Wednesday, 20 January 2016

REVIEW - 11 MINUTES (JERZY SKOLIMOWSKI)


A silly satire that's easier to admire from afar, once its formal cheekiness has resounded longer in one's memory than its narrative laziness. Jerzy Skolimowski pokes fun at the self-seriousness of so many sprawling ensemble pieces with a fun feature that intertwines these disparate stories in an openly mocking manner, but though the stories are seemingly mandated to be dull and derivative, 11 Minutes is rather less fun for that fact. You're actually rooting for the film to fuck itself up, to switch storyline with the brisk brutality that it does, if only to witness a moment of genuine invention.
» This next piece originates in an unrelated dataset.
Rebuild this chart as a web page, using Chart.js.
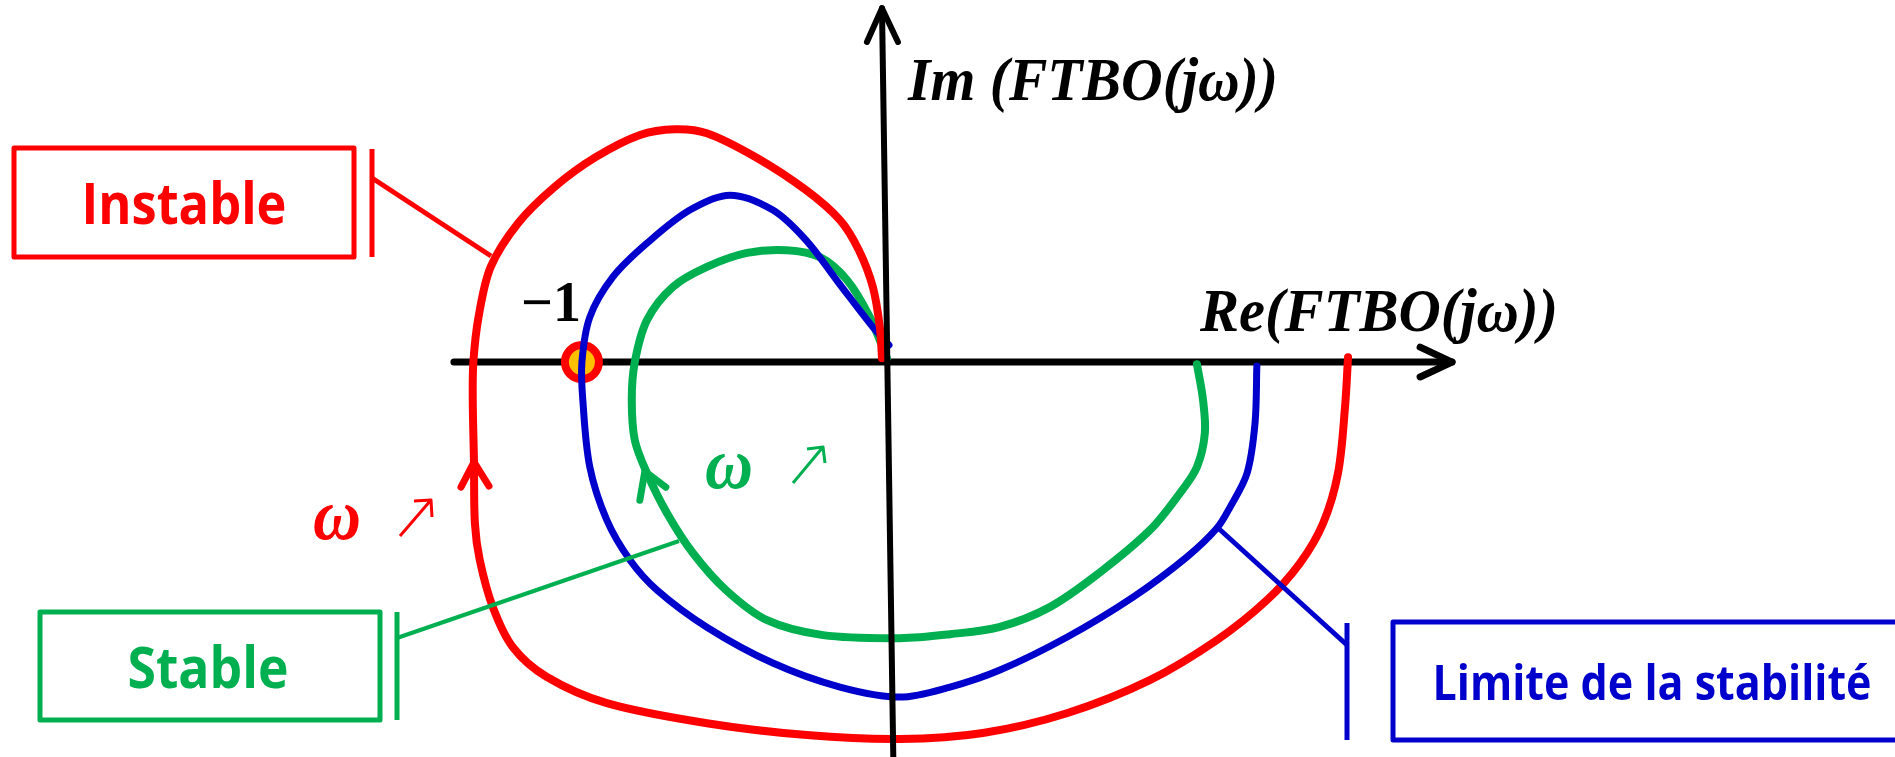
<!DOCTYPE html>
<html>
<head>
<meta charset="utf-8">
<script src="https://cdn.jsdelivr.net/npm/chart.js"></script>
<style>
    html, body { margin: 0; padding: 0; background: #fff; }
    #wrap { width: 1895px; height: 757px; position: relative; }
</style>
</head>
<body>
<div id="wrap"><canvas id="nyquistChart"></canvas></div>
<script>
// Nyquist plot, one unit = distance from origin to the critical point -1
const instableRe = [1.520, 1.510, 1.487, 1.438, 1.362, 1.253, 1.089, 0.868, 0.595, 0.319,
    0.046, -0.260, -0.589, -0.918, -1.115, -1.227, -1.293, -1.336, -1.352, -1.355,
    -1.359, -1.357, -1.340, -1.300, -1.210, -1.090, -0.955, -0.809, -0.694, -0.589,
    -0.428, -0.263, -0.151, -0.089, -0.043, -0.020, -0.013];
const instableIm = [0.016, -0.148, -0.365, -0.530, -0.661, -0.783, -0.914, -1.046, -1.155, -1.220,
    -1.240, -1.227, -1.188, -1.122, -1.036, -0.938, -0.806, -0.651, -0.530, -0.329,
    -0.125, 0, 0.148, 0.313, 0.457, 0.576, 0.674, 0.747, 0.766, 0.753,
    0.674, 0.566, 0.467, 0.368, 0.247, 0.115, 0.013];

const limiteRe = [1.220, 1.214, 1.188, 1.132, 1.089, 0.990, 0.813, 0.595, 0.375, 0.211,
    0.046, -0.151, -0.372, -0.589, -0.753, -0.842, -0.918, -0.974, -0.997, -1.000,
    -0.974, -0.898, -0.786, -0.645, -0.513, -0.372, -0.263, -0.155, -0.043, 0.010];
const limiteIm = [-0.013, -0.201, -0.365, -0.477, -0.546, -0.641, -0.773, -0.905, -1.013, -1.069,
    -1.102, -1.069, -0.990, -0.872, -0.750, -0.651, -0.520, -0.345, -0.125, 0,
    0.148, 0.280, 0.391, 0.500, 0.549, 0.500, 0.401, 0.260, 0.115, 0.056];

const stableRe = [1.023, 1.043, 1.049, 1.023, 0.967, 0.868, 0.701, 0.539, 0.372, 0.211,
    0.046, -0.207, -0.391, -0.526, -0.635, -0.720, -0.786, -0.826, -0.836, -0.826,
    -0.786, -0.701, -0.589, -0.457, -0.326, -0.217, -0.128, -0.053, 0.003];
const stableIm = [-0.007, -0.125, -0.234, -0.345, -0.431, -0.553, -0.694, -0.806, -0.872, -0.895,
    -0.908, -0.898, -0.849, -0.750, -0.628, -0.497, -0.365, -0.257, -0.125, 0,
    0.138, 0.247, 0.313, 0.359, 0.368, 0.345, 0.270, 0.148, 0.013];

const criticalRe = [-1];
const criticalIm = [0];

// axes (drawn as lines, slightly tilted imaginary axis like the original sketch)
const reAxisX = [-1.421, 1.862];
const reAxisY = [0, 0];
const reArrowX = [1.757, 1.862, 1.757];
const reArrowY = [0.049, 0, -0.049];
const imAxisX = [0.025, -0.013];
const imAxisY = [-1.35, 1.164];
const imArrowX = [-0.0625, -0.013, 0.0395];
const imArrowY = [1.053, 1.164, 1.053];

// direction arrows on curves (tip on the curve)
const redArrowTip = { x: -1.355, y: -0.329 };
const greenArrowTip = { x: -0.793, y: -0.359 };

const RED = '#FF0000';
const BLUE = '#0000CC';
const GREEN = '#00B050';

function zip(xs, ys) {
    return xs.map((x, i) => ({ x: x, y: ys[i] }));
}

function lineSet(xs, ys, color, width, order, tension) {
    return {
        data: zip(xs, ys),
        showLine: true,
        borderColor: color,
        backgroundColor: color,
        borderWidth: width,
        pointRadius: 0,
        tension: tension,
        borderCapStyle: 'round',
        borderJoinStyle: 'round',
        order: order
    };
}

const annotationPlugin = {
    id: 'nyquistAnnotations',
    afterDatasetsDraw(chart) {
        const ctx = chart.ctx;
        const xs = chart.scales.x;
        const ys = chart.scales.y;
        ctx.save();

        // arrowheads on curves
        const chevron = (tip, arms, color) => {
            const tx = xs.getPixelForValue(tip.x);
            const ty = ys.getPixelForValue(tip.y);
            ctx.strokeStyle = color;
            ctx.lineWidth = 7;
            ctx.lineCap = 'round';
            ctx.lineJoin = 'round';
            ctx.beginPath();
            ctx.moveTo(tx + arms[0][0], ty + arms[0][1]);
            ctx.lineTo(tx, ty);
            ctx.lineTo(tx + arms[1][0], ty + arms[1][1]);
            ctx.stroke();
        };
        chevron(redArrowTip, [[-13, 25], [15, 24]], RED);
        chevron(greenArrowTip, [[-5, 29], [21, 16]], GREEN);

        // callouts
        const callouts = [
            { text: 'Instable', color: RED, box: [14, 148, 340, 109], bar: [372, 149, 257],
              leader: [372, 178, 491, 256], lw: 5, cx: 184, base: 224, size: 57, maxW: 205 },
            { text: 'Stable', color: GREEN, box: [40, 612, 340, 108], bar: [397, 612, 720],
              leader: [397, 638, 679, 541], lw: 4, cx: 208, base: 688, size: 57, maxW: 161 },
            { text: 'Limite de la stabilité', color: BLUE, box: [1393, 622, 530, 118], bar: [1347, 623, 740],
              leader: [1347, 645, 1217, 527], lw: 5, cx: 1652, base: 700, size: 49, maxW: 439 }
        ];
        callouts.forEach(c => {
            ctx.strokeStyle = c.color;
            ctx.fillStyle = c.color;
            ctx.lineWidth = 5;
            ctx.lineJoin = 'round';
            ctx.strokeRect(c.box[0], c.box[1], c.box[2], c.box[3]);
            ctx.lineCap = 'butt';
            ctx.beginPath();
            ctx.moveTo(c.bar[0], c.bar[1]);
            ctx.lineTo(c.bar[0], c.bar[2]);
            ctx.stroke();
            ctx.lineWidth = c.lw;
            ctx.beginPath();
            ctx.moveTo(c.leader[0], c.leader[1]);
            ctx.lineTo(c.leader[2], c.leader[3]);
            ctx.stroke();
            ctx.font = 'bold ' + c.size + 'px "Open Sans"';
            ctx.textAlign = 'center';
            ctx.textBaseline = 'alphabetic';
            ctx.fillText(c.text, c.cx, c.base, c.maxW);
        });

        // math labels
        ctx.fillStyle = '#000';
        ctx.textAlign = 'left';
        ctx.font = 'bold italic 62px "Liberation Serif"';
        ctx.fillText('Im (FTBO(jω))', 908, 100, 370);
        ctx.fillText('Re(FTBO(jω))', 1200, 331, 358);
        ctx.textAlign = 'center';
        ctx.font = 'bold 56px "Liberation Serif"';
        ctx.fillText('\u22121', 551, 321);

        // omega increasing labels
        const omega = (x, base, color, a) => {
            ctx.fillStyle = color;
            ctx.textAlign = 'left';
            ctx.font = 'bold italic 74px "Liberation Serif"';
            ctx.fillText('ω', x, base, 48);
            ctx.strokeStyle = color;
            ctx.lineWidth = 3;
            ctx.lineCap = 'butt';
            ctx.beginPath();
            ctx.moveTo(a[0], a[1]);
            ctx.lineTo(a[2], a[3]);
            ctx.moveTo(a[4], a[5]);
            ctx.lineTo(a[2], a[3]);
            ctx.lineTo(a[6], a[7]);
            ctx.stroke();
        };
        omega(313, 539, RED, [400, 536, 431, 500, 414, 501, 432, 517]);
        omega(705, 488, GREEN, [793, 483, 823, 447, 807, 449, 825, 463]);

        ctx.restore();
    }
};

const ctx = document.getElementById('nyquistChart').getContext('2d');
new Chart(ctx, {
    type: 'scatter',
    data: {
        datasets: [
            lineSet(imAxisX, imAxisY, '#000', 6, 0, 0),
            lineSet(imArrowX, imArrowY, '#000', 6, 0, 0),
            lineSet(instableRe, instableIm, RED, 8, 1, 0.33),
            lineSet(limiteRe, limiteIm, BLUE, 7, 2, 0.33),
            lineSet(stableRe, stableIm, GREEN, 8, 3, 0.33),
            {
                data: zip(criticalRe, criticalIm),
                pointRadius: 17,
                pointBorderWidth: 8,
                pointBackgroundColor: '#FFC000',
                pointBorderColor: RED,
                order: 7
            },
            lineSet(reAxisX, reAxisY, '#000', 7, 8, 0),
            lineSet(reArrowX, reArrowY, '#000', 7, 8, 0)
        ]
    },
    options: {
        responsive: true,
        maintainAspectRatio: false,
        animation: false,
        layout: { padding: 0, autoPadding: false },
        plugins: {
            legend: { display: false },
            tooltip: { enabled: false }
        },
        scales: {
            x: { type: 'linear', min: -2.914, max: 3.319, display: false },
            y: { type: 'linear', min: -1.299, max: 1.191, display: false }
        }
    },
    plugins: [annotationPlugin]
});
</script>
</body>
</html>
And 11 Minutes is full of this stylistic invention - editing and sound design emphasise the meaninglessness of everyday life, the futility in placing any stock in any of this banality, with playful, deflating cuts of equal portentousness and pointlessness. A semi-supernatural element has a pretty extraneous part to play - it's ill-advised, only acquiring some moderate significance in the film's final, memorable image. Skolimowski and editor Agnieszka Glinska have a handle on the technique; would that they could find more to do with it, or even without it. In essence, as a story about stories, 11 Minutes is essentially uninteresting, and only ever otherwise when it acknowledges this detail (attempts at increasing the interest level within the narrative itself actually come off feeling forced). It's an excellent conceit marred by simplistic scripting, uneven acting, and a pervasive familiarity - necessary evils, perhaps, given the raison d'etre of the film, yet unignorable ones too. A good movie has been crafted out of a mediocre one; a little more care, and it could have been great. As it is, the mediocre movie remains.